By Capt. Christopher Harrison, Headquarters Marine Corps
FORT BELVOIR, Virginia -- Staff Sgt. Joshua Stone, an imagery analysis specialist assigned to the Defense Intelligence Agency (DIA), was posthumously awarded a Bachelor of Science of Strategic Intelligence from the National Intelligence University in July 2017.
Accepting the degree in his place was Staff Sgt. Stone’s uncle, Calvin “Skip” Lucado, Master Sgt. (ret.), a former intelligence Marine currently assigned to Marine Corps Intelligence Activity at Marine Corps Base Quantico, Va.
“Josh had a serious drive and was hell bent on getting his education to build a better career once he retired from the Corps,” said Lucado, “Also to provide for his daughters.”
Staff Sgt. Stone enlisted in the Marine Corps in October 2001 as an Aviation Prevision Measurement Equipment Calibration and Repair Technician, laterally moving to the intelligence field in 2006. He deployed in support of humanitarian operations for Hurricane Katrina in 2005, extracting stranded personnel off rooftops in flooded areas; the Tactical Fusion Center (TFC) in Fallujah, Afghanistan for seven months; and the 22nd MEU, facilitating Humanitarian Assistance and Disaster Relief (HA/DR) following the earthquake in Haiti.
Lucado was with Stone from the very beginning of his interest in the military, from the time he entered his high school’s Junior Reserve Officers' Training Corps (JROTC) program. They stayed in touch through multiple deployments, and when Stone sought career advice.
“As Marines, we never stop mentoring those around us, even after we have left the ranks,” said Lucado.
Shortly after commencing the intelligence degree program in 2016, Stone was diagnosed with a brain tumor. Lucado said Stone continued with the demands of his courses, despite undergoing surgery to remove the tumor with follow-on chemotherapy treatments.

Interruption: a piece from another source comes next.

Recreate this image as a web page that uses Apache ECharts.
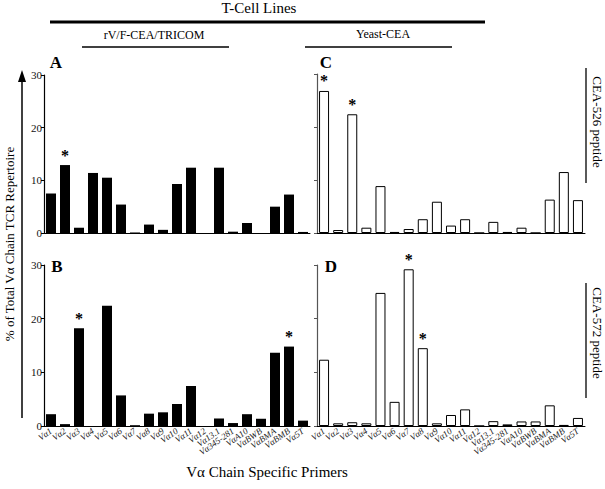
<!DOCTYPE html>
<html><head><meta charset="utf-8">
<script src="https://cdn.jsdelivr.net/npm/echarts@6/dist/echarts.min.js"></script>
<style>html,body{margin:0;padding:0;background:#fff}#c{width:605px;height:489px}</style>
</head><body><div id="c"></div>
<script>
const categories = ["Vα1","Vα2","Vα3","Vα4","Vα5","Vα6","Vα7","Vα8","Vα9","Vα10","Vα11","Vα12","Vα13.1","Vα345-281","VαA10","VαBWB","VαBMA","VαBMB","Vα5T"];
const panelA = [7.5,12.9,1.0,11.4,10.5,5.4,0.1,1.6,0.6,9.3,12.4,0,12.4,0.25,1.9,0,5.0,7.3,0.2];
const panelB = [2.2,0.35,18.2,0,22.4,5.7,0.15,2.3,2.55,4.1,7.45,0,1.4,0.55,2.2,1.35,13.65,14.8,1.0];
const panelC = [26.8,0.56,22.4,1.0,8.85,0.2,0.75,2.6,5.9,1.4,2.6,0,2.1,0.2,1.0,0,6.3,11.5,6.2];
const panelD = [12.35,0.5,0.7,0.5,24.8,4.5,29.2,14.5,0.5,2.05,3.1,0,0.9,0.3,0.85,0.85,3.85,0.2,1.5];
const starsA = ["Vα2"];
const starsB = ["Vα3","VαBMB"];
const starsC = ["Vα1","Vα3"];
const starsD = ["Vα7","Vα8"];
const yTicks = [0,10,20,30];

const serif = '"Liberation Serif","DejaVu Serif",serif';
const chart = echarts.init(document.getElementById('c'), null, {renderer:'svg'});

const grids = [
  {left:44, top:75, width:266, height:158},
  {left:44, top:265, width:266, height:161},
  {left:317, top:74, width:268, height:159},
  {left:317, top:265, width:268, height:161}
];
function xAx(i, showLabels){
  return {type:'category', gridIndex:i, data:categories,
    axisLine:{lineStyle:{color:'#000', width:1}},
    axisTick:{alignWithLabel:true, length:3, lineStyle:{color:'#000'}},
    axisLabel:{show:showLabels, rotate:35, fontSize:9, fontFamily:serif, fontStyle:'italic', color:'#222', margin:4, interval:0}
  };
}
function yAx(i, showLabels, color){
  return {type:'value', gridIndex:i, min:0, max:30, interval:10,
    splitLine:{show:false},
    axisLine:{show:true, lineStyle:{color:color, width:1.2}},
    axisTick:{show:true, length:3, lineStyle:{color:color}},
    axisLabel:{show:showLabels, fontSize:11, fontFamily:serif, color:'#111', margin:2,
      formatter: v => yTicks.includes(v) ? String(v) : ''}
  };
}
function ser(i, data, stars, filled){
  return {type:'bar', xAxisIndex:i, yAxisIndex:i, data:data, barWidth:10,
    itemStyle: filled ? {color:'#000'} : {color:'#fff', borderColor:'#000', borderWidth:1},
    label:{show:true, position:'top', distance:2, fontSize:16, fontWeight:'bold', fontFamily:serif, color:'#000',
      formatter: p => stars.includes(p.name) ? '*' : ''},
    silent:true, animation:false
  };
}
const T = (text, x, y, size, opts={}) => Object.assign({type:'text', x:x, y:y,
  style:{text:text, font:(opts.bold?'bold ':'')+size+'px '+serif, fill:'#000', textAlign:opts.align||'center', textVerticalAlign:'middle'}},
  opts.rot!==undefined?{rotation:opts.rot}:{});

chart.setOption({
  animation:false,
  grid: grids,
  xAxis:[xAx(0,false), xAx(1,true), xAx(2,false), xAx(3,true)],
  yAxis:[yAx(0,true,'#000'), yAx(1,true,'#000'), yAx(2,false,'#555'), yAx(3,false,'#555')],
  series:[ser(0,panelA,starsA,true), ser(1,panelB,starsB,true), ser(2,panelC,starsC,false), ser(3,panelD,starsD,false)],
  graphic:[
    T('T-Cell Lines', 259, 8, 15),
    {type:'line', shape:{x1:50,y1:22,x2:485,y2:22}, style:{stroke:'#000', lineWidth:3}},
    T('rV/F-CEA/TRICOM', 154, 35, 12),
    {type:'line', shape:{x1:82,y1:47,x2:229,y2:47}, style:{stroke:'#000', lineWidth:1.3}},
    T('Yeast-CEA', 383, 34, 12),
    {type:'line', shape:{x1:305,y1:47,x2:452,y2:47}, style:{stroke:'#000', lineWidth:1.3}},
    T('A', 56, 62, 17, {bold:true}),
    T('C', 326, 62, 17, {bold:true}),
    T('B', 57, 266, 17, {bold:true}),
    T('D', 331, 266, 17, {bold:true}),
    {type:'line', shape:{x1:586,y1:68,x2:586,y2:183}, style:{stroke:'#000', lineWidth:1.3}},
    {type:'text', x:597, y:122, rotation:-Math.PI/2, style:{text:'CEA-526 peptide', font:'13px '+serif, fill:'#000', textAlign:'center', textVerticalAlign:'middle'}},
    {type:'line', shape:{x1:586,y1:283,x2:586,y2:398}, style:{stroke:'#000', lineWidth:1.3}},
    {type:'text', x:597, y:333, rotation:-Math.PI/2, style:{text:'CEA-572 peptide', font:'13px '+serif, fill:'#000', textAlign:'center', textVerticalAlign:'middle'}},
    {type:'line', shape:{x1:22,y1:80,x2:22,y2:418}, style:{stroke:'#000', lineWidth:1.5}},
    {type:'polygon', shape:{points:[[22,70],[18,82],[26,82]]}, style:{fill:'#000'}},
    {type:'text', x:9, y:244, rotation:Math.PI/2, style:{text:'% of Total Vα Chain TCR Repertoire', font:'13px '+serif, fill:'#000', textAlign:'center', textVerticalAlign:'middle'}},
    T('Vα Chain Specific Primers', 267, 472, 15)
  ]
});
</script></body></html>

In December 2016, Stone was diagnosed with another brain tumor, and passed away on February 6, 2017.
Lucado maintains that Stone’s legacy will live on through those he influenced during his life: his family, his fellow Marines, and even those who are following in his footsteps to the geospatial field.
“It was Josh who influenced my son to [become a cartographer] for the National Geospatial-Intelligence Agency while he attended Old Dominion University,” said Lucado. “So it came full circle!”